Mr. P then goes and whines about it to his boss (Mr. Q)
who says he has some money left from this years budget that needs to be spent. "Let's get the software built by a vendor" he says.

Mr. Q talks to his boss
who tells him he should talk to Purchase department
who tells him he should talk to Legal first to write a request for proposal
who tell them he will need to hire 2 college grads and a really sadistic lawyer to create an incomprehensible document about what needs to be done. He spends all his budget on the college grads and sadistic lawyer and gets a document that totally impresses the Purchase department who awards him with the "King of Kickass RFPs" award.

Purchase then takes the RFP document and sits/sleeps/(i-dont-want-to-know)s on it for the rest of the year because there is no budget anyway. Then new money arrives in the next year and Purchase floats the RFP.

It goes to vendors who start acting like they actually understand the whole business and asking difficult questions. Purchase gets scared and calls Mr. Q. However, Mr. Q has left the organization to go and join another one as "Chief RFPist" after his award winning RFP last year. Mr. R has taken his job. He doesn't know head or tail of the RFP in question.

He talks to his boss who says "Oh! Yeah I remember! So and so had talked to Mr. P last year about replacing his subordinate's subordinate's subordinate's subordinate with a software." Have him talk to the vendors. But Mr.

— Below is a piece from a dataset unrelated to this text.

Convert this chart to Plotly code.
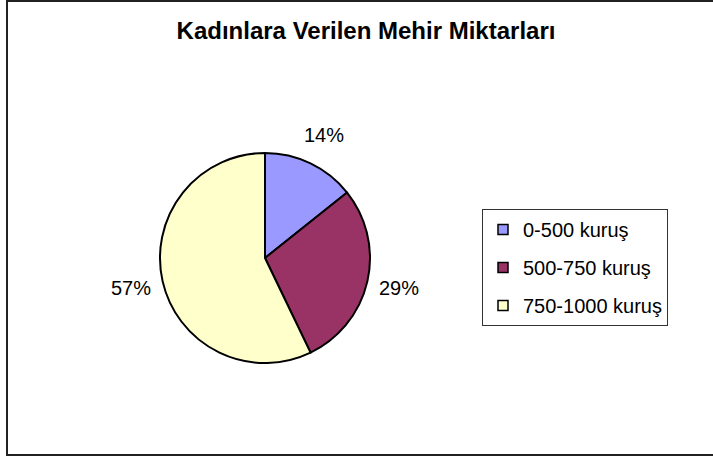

X has already left the agonizing job, Mr. Y is on vacation and Mr. Z is too busy staring at the screen looking for a red dot in the top right corner to be able to get on a call with the vendors.

So Mr. P talks to the vendors and gives the "requirements". The vendors write more bullshit in their "Response to the Request for Proposal". They too have a couple of grads and a smart ass legal guy. Mr. P then takes all the responses to the purchase and legal department for their recommendation for the cheapest quote with the maximum loopholes and awards the project to the most "suitable" vendor.

And then they say 70% of IT projects fail.